Likewise, the appeal of the music festival is a simple one—to create a wide-ranging, long-lasting showcase of different musicians, styles, and performances.
So—in theory, at least—it's hard to fault Coachella, a concert film that showcases some of the biggest performances from the Coachella Valley Music Festival. But while there are a couple of killer performances, none of them quite transcend the shift in mediums—and what's worse, you're stuck watching all the really crappy artists too. Unlike a real music fest—where you can wander off to find something else if you're not digging who's on one stage—here you're stuck watching whatever the filmmakers find interesting.
So, here's the good stuff (at least for me, and of course this is just absurdly subjective): A solid/standard White Stripes performance, a pleasant appearance from Belle & Sebastian, a fun/depressing turn by Iggy and the Stooges, Björk, the Pixies, Arcade Fire, Radiohead, a so-so Fischerspooner bit, and Wayne Coyne crowd surfing inside a giant plastic bubble.

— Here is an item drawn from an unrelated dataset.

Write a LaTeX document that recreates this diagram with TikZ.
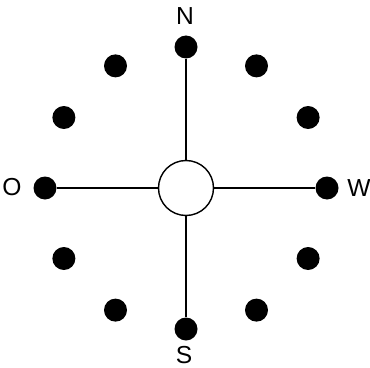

But that adds up to about a third of Coachella's running time, which means you've also got to listen to that retard from Spearhead, or a lullaby from Oasis, or some of Bright Eyes' whining, or Kool Keith (?) dressed up as Elvis (!?), or an amazingly embarrassing bit from Prodigy. And then there are the bands that're hard to summon any reaction to at all: the Chemical Brothers, the Red Hot Chili Peppers, Morrissey, and Zero 7. And then there are the MOTHERFUCKING HIPPIES. Hearing some douche wax poetic about how music is an "escape" to a "land of dream" isn't the thing I'd want to do at the real Coachella, and it isn't what I want to hear in a film about it, either. After all, what's the point of making a movie if you can't edit out the shitty performances? And the hippies?